Interestingly, aside of the present Army chief, a former diplomat and a senior Army officer too appear convinced that “Siachen is a most inhospitable theatre and the extraordinary human and material costs...would justify a review”. In the Army officer’s view, too huge an expenditure has been given as one of the prime reasons to take a step back to avoid casualty and save cash.

In an ideal condition, one could be happy to endorse the stand of wise counsel. Nevertheless, there exist two serious supplementary issues too. First, isn’t India already facing a crisis of sorts on the Ladakh front, pertaining to demilitarisation and futile military talks on status quo ante bellum?

India has stepped back. But have the Chinese reciprocated? No, not yet. And there’s nothing to show that either status quo ante bellum or the retreat of the Chinese will happen in the foreseeable future.

So, Siachen isn’t a routine military expenditure on a limited but hazardous and tactical battlefield in inclement weather. Siachen is directly linked to the Constitution of India also. No doubt, Siachen posts haven’t yet been vacated, but if one goes through Articles 1 and 3 of the Constitution, one would get the answer pertaining to its demilitarisation. The Constitution only allows “acquisition” and “accession” of “territories” and not “cession”, even if it is referred to as withdrawal.

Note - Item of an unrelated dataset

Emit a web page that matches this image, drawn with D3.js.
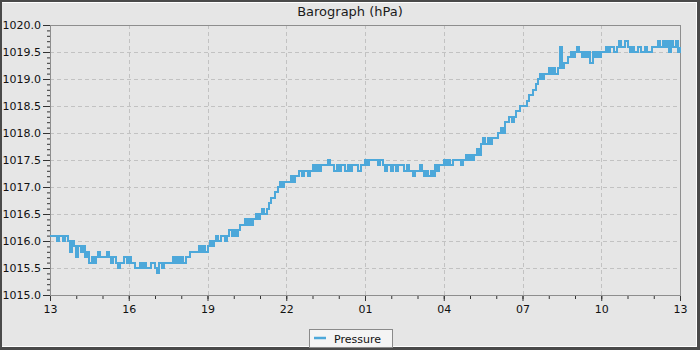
<!DOCTYPE html>
<html><head><meta charset="utf-8">
<script src="https://cdn.jsdelivr.net/npm/d3@7"></script>
<style>
body{margin:0;background:#fff}
svg{display:block}
text{font-family:"DejaVu Sans",sans-serif}
</style>
</head><body>
<svg id="chart" width="700" height="350"></svg>
<script>
// ---- data ----
const chartTitle = "Barograph (hPa)";
const seriesName = "Pressure";
const startTime = new Date(2024, 0, 1, 13, 0, 0);
const endTime = new Date(2024, 0, 2, 13, 0, 0);
const sampleMinutes = 5;
// one row = one hour of 5-minute readings (hPa)
const pressure = [
 1016.1,1016.1,1016.1,1016.0,1016.1,1016.1,1016.0,1016.1,1016.0,1015.8,1016.0,1015.9,
 1015.7,1015.9,1015.8,1015.9,1015.7,1015.8,1015.6,1015.7,1015.6,1015.7,1015.8,1015.7,
 1015.7,1015.7,1015.8,1015.7,1015.6,1015.7,1015.6,1015.5,1015.6,1015.6,1015.7,1015.6,
 1015.7,1015.6,1015.6,1015.5,1015.5,1015.6,1015.5,1015.6,1015.5,1015.5,1015.6,1015.6,
 1015.5,1015.4,1015.6,1015.5,1015.6,1015.6,1015.6,1015.6,1015.7,1015.6,1015.7,1015.6,
 1015.7,1015.6,1015.7,1015.7,1015.8,1015.8,1015.8,1015.8,1015.9,1015.8,1015.9,1015.8,
 1015.9,1016.0,1015.9,1016.0,1016.1,1016.0,1016.1,1016.1,1016.0,1016.1,1016.2,1016.1,
 1016.2,1016.1,1016.2,1016.3,1016.3,1016.4,1016.3,1016.4,1016.3,1016.4,1016.5,1016.4,
 1016.5,1016.6,1016.5,1016.6,1016.7,1016.8,1016.8,1016.9,1017.0,1017.1,1017.0,1017.1,
 1017.1,1017.1,1017.2,1017.1,1017.2,1017.2,1017.3,1017.2,1017.3,1017.3,1017.2,1017.3,
 1017.4,1017.3,1017.4,1017.3,1017.4,1017.4,1017.4,1017.5,1017.4,1017.4,1017.3,1017.4,
 1017.3,1017.4,1017.4,1017.3,1017.4,1017.3,1017.4,1017.4,1017.4,1017.3,1017.4,1017.4,
 1017.5,1017.4,1017.5,1017.5,1017.5,1017.5,1017.4,1017.5,1017.4,1017.3,1017.4,1017.4,
 1017.3,1017.4,1017.3,1017.4,1017.4,1017.4,1017.3,1017.4,1017.3,1017.3,1017.2,1017.3,
 1017.3,1017.4,1017.3,1017.2,1017.3,1017.2,1017.3,1017.2,1017.4,1017.3,1017.4,1017.4,
 1017.5,1017.4,1017.5,1017.4,1017.5,1017.5,1017.5,1017.5,1017.4,1017.5,1017.6,1017.5,
 1017.6,1017.5,1017.6,1017.7,1017.6,1017.8,1017.9,1017.8,1017.9,1017.8,1017.9,1017.9,
 1017.9,1018.0,1018.1,1018.0,1018.2,1018.2,1018.3,1018.2,1018.3,1018.4,1018.4,1018.5,
 1018.5,1018.5,1018.6,1018.7,1018.7,1018.8,1018.9,1019.0,1019.1,1019.0,1019.1,1019.1,
 1019.2,1019.1,1019.2,1019.1,1019.2,1019.6,1019.2,1019.3,1019.3,1019.4,1019.5,1019.4,
 1019.5,1019.6,1019.5,1019.4,1019.5,1019.4,1019.5,1019.3,1019.5,1019.4,1019.5,1019.4,
 1019.5,1019.5,1019.6,1019.5,1019.6,1019.6,1019.5,1019.6,1019.7,1019.6,1019.6,1019.7,
 1019.6,1019.5,1019.6,1019.5,1019.5,1019.6,1019.5,1019.5,1019.6,1019.5,1019.5,1019.6,
 1019.6,1019.6,1019.7,1019.6,1019.7,1019.6,1019.7,1019.5,1019.7,1019.6,1019.7,1019.5,
 1019.6
];
const yMajorTicks = [1015.0,1015.5,1016.0,1016.5,1017.0,1017.5,1018.0,1018.5,1019.0,1019.5,1020.0];
const xTickLabels = ["13","16","19","22","01","04","07","10","13"];

// ---- layout ----
const W = 700, H = 350;
const M = {left:50, right:680, top:25, bottom:295};
const lineColor = "#4da8da";
const bg = "#e6e6e6";

const svg = d3.select("#chart");

// outer panel with bevel
svg.append("rect").attr("x",0).attr("y",0).attr("width",W).attr("height",H).attr("fill","#4a4a4a");
svg.append("rect").attr("x",2).attr("y",2).attr("width",695).attr("height",345).attr("fill","#ffffff");
svg.append("rect").attr("x",2).attr("y",3).attr("width",694).attr("height",343).attr("fill",bg);

const data = pressure.map((v,i)=>({t:new Date(startTime.getTime()+i*sampleMinutes*60000), v}));

const x = d3.scaleTime().domain([startTime,endTime]).range([M.left,M.right]);
const y = d3.scaleLinear().domain([1015,1020]).range([M.bottom,M.top]);

const hourMs = 3600000;
const xMajor = xTickLabels.map((_,k)=>new Date(startTime.getTime()+k*3*hourMs));
const xMinor = d3.range(0,25).map(k=>new Date(startTime.getTime()+k*hourMs));
const yMinor = d3.range(0,51).map(k=>1015+k*0.1);

// grid
const grid = svg.append("g").attr("stroke","#c2c2c2").attr("stroke-width",1).attr("stroke-dasharray","4,3").attr("shape-rendering","crispEdges");
grid.selectAll(".gy").data(yMajorTicks.slice(1,-1)).join("line")
  .attr("x1",M.left).attr("x2",M.right)
  .attr("y1",d=>Math.round(y(d))+0.5).attr("y2",d=>Math.round(y(d))+0.5);
grid.selectAll(".gx").data(xMajor.slice(1,-1)).join("line")
  .attr("y1",M.top).attr("y2",M.bottom)
  .attr("x1",d=>Math.round(x(d))+0.5).attr("x2",d=>Math.round(x(d))+0.5);

// frame
svg.append("rect").attr("x",M.left+0.5).attr("y",M.top+0.5)
  .attr("width",M.right-M.left).attr("height",M.bottom-M.top)
  .attr("fill","none").attr("stroke","#8e8e8e").attr("shape-rendering","crispEdges");

// series
const line = d3.line().x(d=>x(d.t)).y(d=>y(d.v)).curve(d3.curveStepAfter);
svg.append("path").datum(data).attr("d",line)
  .attr("fill","none").attr("stroke",lineColor).attr("stroke-width",2)
  .attr("shape-rendering","crispEdges").attr("stroke-linejoin","miter");

// axes
const axisStyle = g=>{
  g.select(".domain").remove();
  g.selectAll("line").attr("stroke","#333");
  g.selectAll("text").attr("fill","#111").attr("font-size","11px").attr("font-family","DejaVu Sans, sans-serif");
};
svg.append("g").attr("transform",`translate(${M.left},0)`)
  .call(d3.axisLeft(y).tickValues(yMinor).tickSize(3).tickFormat(""))
  .call(axisStyle);
svg.append("g").attr("transform",`translate(${M.left},0)`)
  .call(d3.axisLeft(y).tickValues(yMajorTicks).tickSize(7).tickPadding(2).tickFormat(d3.format(".1f")))
  .call(axisStyle);
svg.append("g").attr("transform",`translate(0,${M.bottom+1})`)
  .call(d3.axisBottom(x).tickValues(xMinor).tickSize(3).tickFormat(""))
  .call(axisStyle);
svg.append("g").attr("transform",`translate(0,${M.bottom+1})`)
  .call(d3.axisBottom(x).tickValues(xMajor).tickSize(5).tickPadding(4).tickFormat((d,i)=>xTickLabels[i]))
  .call(axisStyle);

// title
svg.append("text").attr("x",350).attr("y",16).attr("text-anchor","middle")
  .attr("font-size","13px").attr("fill","#1a1a1a").text(chartTitle);

// legend
const lg = svg.append("g");
lg.append("rect").attr("x",309.5).attr("y",329.5).attr("width",83).attr("height",18)
  .attr("fill","#f4f4f4").attr("stroke","#8a8a8a");
lg.append("line").attr("x1",314).attr("x2",326).attr("y1",338).attr("y2",338)
  .attr("stroke",lineColor).attr("stroke-width",2.5);
lg.append("text").attr("x",334).attr("y",342.5).attr("font-size","11px").attr("fill","#111").text(seriesName);
</script>
</body></html>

In fact, there exists a strong possibility of the vacant Indian plot (notwithstanding its height and location) getting lost. If so, that will surely create a repeat of the 1966 Tashkent-type humiliating scenario in which despite winning its own land of Jammu and Kashmir from the Pakistan army, the then Prime Minister and his diplomatic entourage succumbed to a third-party host and relinquished Delhi’s inalienable and sovereign right over its own land.

Ironically, if India’s consistently principled Jammu & Kashmir stand is that it’s her territory, then what’s the logic of even a single inch of the territory to go out of her hand? Shouldn’t Delhi take a cue from the Dragon’s stand: “Not a single inch of Chinese territory will be ceded to anyone,” and that Taiwan is an integral and inviolable “part of China”?

One regrets to state that no matter which political party is in power, Delhi can’t be seen in a state of being weak, vacillating, compromising, oscillating and benevolent in a narrow sense. In border management, border has got to be dealt with as border by a sovereign India, irrespective of its position, location, height, area, weather, climate, connectivity or expenditure. No nation can aspire for greatness if it fails in peace-time territory/border management. Deployment for borderland protection, therefore, is a pre-requisite for the sovereign existence of a nation-state aspiring for a place under the sun.